▶ **Stated problem**
Retype exactly what runs from the first line of the data to the line with "5.21e5, 5.30e5];", keeping both of those lines and skipping pictures.
____________________
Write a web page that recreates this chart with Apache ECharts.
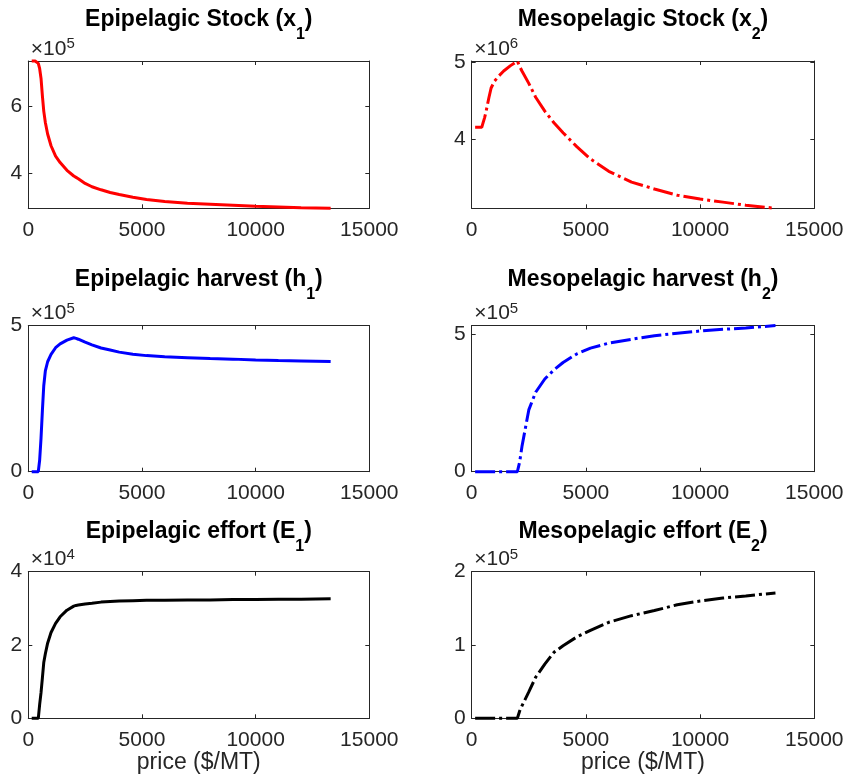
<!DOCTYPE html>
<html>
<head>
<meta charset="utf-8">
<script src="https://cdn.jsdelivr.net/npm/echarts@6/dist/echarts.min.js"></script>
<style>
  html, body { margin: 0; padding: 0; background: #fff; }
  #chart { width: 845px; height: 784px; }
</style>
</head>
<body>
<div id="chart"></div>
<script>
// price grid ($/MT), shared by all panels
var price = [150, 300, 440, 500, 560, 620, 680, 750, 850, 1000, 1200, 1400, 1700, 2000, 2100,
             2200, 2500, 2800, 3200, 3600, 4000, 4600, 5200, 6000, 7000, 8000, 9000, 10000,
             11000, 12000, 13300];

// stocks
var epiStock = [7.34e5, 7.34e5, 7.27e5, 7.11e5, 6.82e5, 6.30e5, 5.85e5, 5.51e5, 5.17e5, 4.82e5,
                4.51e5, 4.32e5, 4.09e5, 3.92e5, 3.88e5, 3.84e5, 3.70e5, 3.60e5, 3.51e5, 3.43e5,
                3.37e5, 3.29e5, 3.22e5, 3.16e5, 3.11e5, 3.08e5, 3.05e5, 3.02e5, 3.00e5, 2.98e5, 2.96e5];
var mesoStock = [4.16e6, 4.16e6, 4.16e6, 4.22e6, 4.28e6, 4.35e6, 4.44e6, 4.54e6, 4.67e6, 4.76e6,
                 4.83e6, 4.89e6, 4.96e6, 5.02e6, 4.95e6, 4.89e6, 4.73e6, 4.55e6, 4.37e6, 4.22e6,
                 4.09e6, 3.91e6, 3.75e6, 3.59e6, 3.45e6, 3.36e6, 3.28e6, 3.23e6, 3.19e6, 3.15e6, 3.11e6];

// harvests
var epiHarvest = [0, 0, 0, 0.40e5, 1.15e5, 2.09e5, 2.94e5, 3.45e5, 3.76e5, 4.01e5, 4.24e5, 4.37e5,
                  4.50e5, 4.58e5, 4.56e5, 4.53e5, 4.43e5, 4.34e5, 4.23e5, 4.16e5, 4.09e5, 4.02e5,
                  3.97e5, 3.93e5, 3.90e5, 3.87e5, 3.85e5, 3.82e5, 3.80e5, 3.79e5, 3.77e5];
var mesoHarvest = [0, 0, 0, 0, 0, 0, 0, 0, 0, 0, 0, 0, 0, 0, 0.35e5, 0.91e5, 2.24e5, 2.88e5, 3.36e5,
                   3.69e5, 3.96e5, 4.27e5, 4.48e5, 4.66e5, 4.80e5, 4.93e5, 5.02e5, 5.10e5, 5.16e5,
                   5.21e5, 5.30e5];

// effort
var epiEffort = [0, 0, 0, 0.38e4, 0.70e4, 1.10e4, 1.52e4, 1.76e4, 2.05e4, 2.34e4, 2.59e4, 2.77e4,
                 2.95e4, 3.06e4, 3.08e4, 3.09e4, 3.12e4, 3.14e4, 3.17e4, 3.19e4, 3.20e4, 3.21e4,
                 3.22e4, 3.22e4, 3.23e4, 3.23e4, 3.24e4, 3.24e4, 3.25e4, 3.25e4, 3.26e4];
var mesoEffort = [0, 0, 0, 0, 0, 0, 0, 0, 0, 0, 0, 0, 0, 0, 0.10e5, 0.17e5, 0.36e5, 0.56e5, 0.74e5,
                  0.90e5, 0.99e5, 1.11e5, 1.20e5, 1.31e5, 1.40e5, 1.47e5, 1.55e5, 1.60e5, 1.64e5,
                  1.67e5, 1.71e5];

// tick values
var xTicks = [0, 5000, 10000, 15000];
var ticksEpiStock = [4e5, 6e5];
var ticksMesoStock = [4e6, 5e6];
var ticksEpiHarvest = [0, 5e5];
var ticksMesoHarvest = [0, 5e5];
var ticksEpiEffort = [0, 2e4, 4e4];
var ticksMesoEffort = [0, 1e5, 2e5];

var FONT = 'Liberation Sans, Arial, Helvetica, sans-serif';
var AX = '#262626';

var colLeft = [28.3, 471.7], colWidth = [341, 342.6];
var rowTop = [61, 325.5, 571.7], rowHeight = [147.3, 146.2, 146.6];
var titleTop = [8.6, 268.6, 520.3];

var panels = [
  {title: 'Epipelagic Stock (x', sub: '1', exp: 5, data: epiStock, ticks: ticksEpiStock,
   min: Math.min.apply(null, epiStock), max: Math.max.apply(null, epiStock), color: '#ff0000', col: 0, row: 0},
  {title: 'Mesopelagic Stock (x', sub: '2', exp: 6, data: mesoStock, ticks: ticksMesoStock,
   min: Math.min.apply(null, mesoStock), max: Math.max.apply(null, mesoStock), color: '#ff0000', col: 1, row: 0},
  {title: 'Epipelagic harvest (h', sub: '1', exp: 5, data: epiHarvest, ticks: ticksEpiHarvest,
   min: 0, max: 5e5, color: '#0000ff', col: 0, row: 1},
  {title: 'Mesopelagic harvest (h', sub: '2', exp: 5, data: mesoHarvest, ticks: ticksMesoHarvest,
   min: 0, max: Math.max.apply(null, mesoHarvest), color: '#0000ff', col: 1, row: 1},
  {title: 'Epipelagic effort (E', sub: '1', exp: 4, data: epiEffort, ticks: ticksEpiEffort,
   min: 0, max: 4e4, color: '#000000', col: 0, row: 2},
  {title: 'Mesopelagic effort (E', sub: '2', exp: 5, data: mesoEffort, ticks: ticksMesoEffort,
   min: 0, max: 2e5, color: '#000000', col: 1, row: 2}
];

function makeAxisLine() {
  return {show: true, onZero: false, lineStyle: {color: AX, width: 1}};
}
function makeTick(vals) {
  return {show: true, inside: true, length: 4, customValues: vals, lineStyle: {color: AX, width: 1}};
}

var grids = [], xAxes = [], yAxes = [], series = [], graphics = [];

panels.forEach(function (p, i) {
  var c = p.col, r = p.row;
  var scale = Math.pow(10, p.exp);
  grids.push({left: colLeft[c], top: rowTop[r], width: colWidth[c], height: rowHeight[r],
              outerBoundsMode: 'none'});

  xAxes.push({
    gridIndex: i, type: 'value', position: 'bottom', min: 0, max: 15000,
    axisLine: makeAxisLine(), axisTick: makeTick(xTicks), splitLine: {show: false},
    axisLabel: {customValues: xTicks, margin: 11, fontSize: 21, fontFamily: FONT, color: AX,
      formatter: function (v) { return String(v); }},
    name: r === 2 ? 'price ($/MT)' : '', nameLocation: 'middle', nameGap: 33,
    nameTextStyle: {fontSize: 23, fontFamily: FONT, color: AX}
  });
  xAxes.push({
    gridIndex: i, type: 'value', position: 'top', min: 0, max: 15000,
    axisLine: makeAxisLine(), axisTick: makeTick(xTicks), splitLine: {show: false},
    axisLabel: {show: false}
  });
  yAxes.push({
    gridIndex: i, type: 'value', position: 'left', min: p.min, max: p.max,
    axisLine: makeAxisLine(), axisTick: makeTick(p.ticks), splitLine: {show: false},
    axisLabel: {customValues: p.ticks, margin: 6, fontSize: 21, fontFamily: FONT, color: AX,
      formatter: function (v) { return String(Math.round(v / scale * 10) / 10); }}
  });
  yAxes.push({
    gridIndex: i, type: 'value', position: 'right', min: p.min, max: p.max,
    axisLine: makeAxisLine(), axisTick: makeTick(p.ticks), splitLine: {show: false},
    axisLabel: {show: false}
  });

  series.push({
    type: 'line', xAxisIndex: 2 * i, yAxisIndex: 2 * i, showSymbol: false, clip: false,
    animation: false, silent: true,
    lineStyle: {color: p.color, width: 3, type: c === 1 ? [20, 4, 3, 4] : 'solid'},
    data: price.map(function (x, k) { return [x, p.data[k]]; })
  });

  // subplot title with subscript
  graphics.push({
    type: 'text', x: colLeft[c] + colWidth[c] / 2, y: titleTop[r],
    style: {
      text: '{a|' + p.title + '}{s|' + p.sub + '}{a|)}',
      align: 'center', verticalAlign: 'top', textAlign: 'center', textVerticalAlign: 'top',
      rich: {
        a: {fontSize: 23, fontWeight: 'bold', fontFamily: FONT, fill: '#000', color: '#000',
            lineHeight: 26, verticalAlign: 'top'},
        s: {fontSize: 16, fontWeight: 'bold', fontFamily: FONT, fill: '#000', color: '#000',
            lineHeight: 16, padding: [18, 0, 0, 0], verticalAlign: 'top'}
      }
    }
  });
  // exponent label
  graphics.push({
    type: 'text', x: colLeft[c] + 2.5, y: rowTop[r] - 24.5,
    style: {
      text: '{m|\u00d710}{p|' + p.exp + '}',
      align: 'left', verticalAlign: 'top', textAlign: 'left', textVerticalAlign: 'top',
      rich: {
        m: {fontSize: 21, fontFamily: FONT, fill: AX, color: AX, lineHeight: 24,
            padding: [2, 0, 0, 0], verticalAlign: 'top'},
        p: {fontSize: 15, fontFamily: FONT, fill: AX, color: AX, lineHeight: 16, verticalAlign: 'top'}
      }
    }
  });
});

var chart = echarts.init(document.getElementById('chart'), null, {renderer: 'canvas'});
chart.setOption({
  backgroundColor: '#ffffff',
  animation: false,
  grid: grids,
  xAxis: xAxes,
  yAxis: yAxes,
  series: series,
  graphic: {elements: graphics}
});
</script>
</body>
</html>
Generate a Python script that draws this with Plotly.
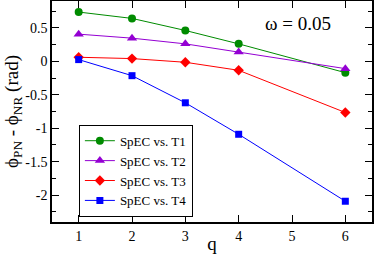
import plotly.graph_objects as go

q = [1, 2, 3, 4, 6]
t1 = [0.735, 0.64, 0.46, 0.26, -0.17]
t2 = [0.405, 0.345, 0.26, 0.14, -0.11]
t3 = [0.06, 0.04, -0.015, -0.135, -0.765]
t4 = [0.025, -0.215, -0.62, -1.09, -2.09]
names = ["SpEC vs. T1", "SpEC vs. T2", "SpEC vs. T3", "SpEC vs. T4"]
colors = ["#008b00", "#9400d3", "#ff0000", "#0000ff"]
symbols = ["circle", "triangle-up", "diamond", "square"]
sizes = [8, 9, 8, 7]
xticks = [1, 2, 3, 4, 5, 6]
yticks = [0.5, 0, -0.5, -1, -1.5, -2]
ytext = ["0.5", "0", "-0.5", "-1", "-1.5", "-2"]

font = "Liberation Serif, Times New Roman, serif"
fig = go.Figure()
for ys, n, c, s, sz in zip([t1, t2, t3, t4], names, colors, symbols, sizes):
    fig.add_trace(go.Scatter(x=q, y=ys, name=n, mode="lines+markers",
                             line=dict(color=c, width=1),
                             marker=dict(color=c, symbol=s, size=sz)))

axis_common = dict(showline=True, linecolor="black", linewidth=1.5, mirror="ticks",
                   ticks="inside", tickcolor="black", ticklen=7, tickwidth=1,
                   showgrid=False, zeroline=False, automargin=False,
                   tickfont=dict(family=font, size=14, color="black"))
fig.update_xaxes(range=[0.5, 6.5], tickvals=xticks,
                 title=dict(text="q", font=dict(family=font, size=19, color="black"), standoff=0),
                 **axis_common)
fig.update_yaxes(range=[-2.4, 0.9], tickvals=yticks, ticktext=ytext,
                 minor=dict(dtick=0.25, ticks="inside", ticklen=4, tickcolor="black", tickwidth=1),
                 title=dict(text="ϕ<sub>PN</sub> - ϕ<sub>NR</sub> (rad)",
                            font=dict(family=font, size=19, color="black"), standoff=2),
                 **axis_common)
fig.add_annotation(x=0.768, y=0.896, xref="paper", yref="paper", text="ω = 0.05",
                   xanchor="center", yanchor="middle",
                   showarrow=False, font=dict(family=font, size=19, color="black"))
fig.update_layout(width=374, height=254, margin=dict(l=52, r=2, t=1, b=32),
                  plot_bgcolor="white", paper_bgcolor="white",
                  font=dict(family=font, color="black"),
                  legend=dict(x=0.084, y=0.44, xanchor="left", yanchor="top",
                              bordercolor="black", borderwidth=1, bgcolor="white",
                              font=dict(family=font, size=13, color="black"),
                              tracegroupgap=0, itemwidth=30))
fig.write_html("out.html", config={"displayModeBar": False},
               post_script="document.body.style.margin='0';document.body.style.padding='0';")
____________________
▶ **Solution for this problem**
Write a web page that recreates this chart with Apache ECharts.
<!DOCTYPE html>
<html>
<head>
<meta charset="utf-8">
<script src="https://cdn.jsdelivr.net/npm/echarts@6/dist/echarts.min.js"></script>
<style>
  html, body { margin: 0; padding: 0; background: #fff; }
  #chart { width: 845px; height: 784px; }
</style>
</head>
<body>
<div id="chart"></div>
<script>
// price grid ($/MT), shared by all panels
var price = [150, 300, 440, 500, 560, 620, 680, 750, 850, 1000, 1200, 1400, 1700, 2000, 2100,
             2200, 2500, 2800, 3200, 3600, 4000, 4600, 5200, 6000, 7000, 8000, 9000, 10000,
             11000, 12000, 13300];

// stocks
var epiStock = [7.34e5, 7.34e5, 7.27e5, 7.11e5, 6.82e5, 6.30e5, 5.85e5, 5.51e5, 5.17e5, 4.82e5,
                4.51e5, 4.32e5, 4.09e5, 3.92e5, 3.88e5, 3.84e5, 3.70e5, 3.60e5, 3.51e5, 3.43e5,
                3.37e5, 3.29e5, 3.22e5, 3.16e5, 3.11e5, 3.08e5, 3.05e5, 3.02e5, 3.00e5, 2.98e5, 2.96e5];
var mesoStock = [4.16e6, 4.16e6, 4.16e6, 4.22e6, 4.28e6, 4.35e6, 4.44e6, 4.54e6, 4.67e6, 4.76e6,
                 4.83e6, 4.89e6, 4.96e6, 5.02e6, 4.95e6, 4.89e6, 4.73e6, 4.55e6, 4.37e6, 4.22e6,
                 4.09e6, 3.91e6, 3.75e6, 3.59e6, 3.45e6, 3.36e6, 3.28e6, 3.23e6, 3.19e6, 3.15e6, 3.11e6];

// harvests
var epiHarvest = [0, 0, 0, 0.40e5, 1.15e5, 2.09e5, 2.94e5, 3.45e5, 3.76e5, 4.01e5, 4.24e5, 4.37e5,
                  4.50e5, 4.58e5, 4.56e5, 4.53e5, 4.43e5, 4.34e5, 4.23e5, 4.16e5, 4.09e5, 4.02e5,
                  3.97e5, 3.93e5, 3.90e5, 3.87e5, 3.85e5, 3.82e5, 3.80e5, 3.79e5, 3.77e5];
var mesoHarvest = [0, 0, 0, 0, 0, 0, 0, 0, 0, 0, 0, 0, 0, 0, 0.35e5, 0.91e5, 2.24e5, 2.88e5, 3.36e5,
                   3.69e5, 3.96e5, 4.27e5, 4.48e5, 4.66e5, 4.80e5, 4.93e5, 5.02e5, 5.10e5, 5.16e5,
                   5.21e5, 5.30e5];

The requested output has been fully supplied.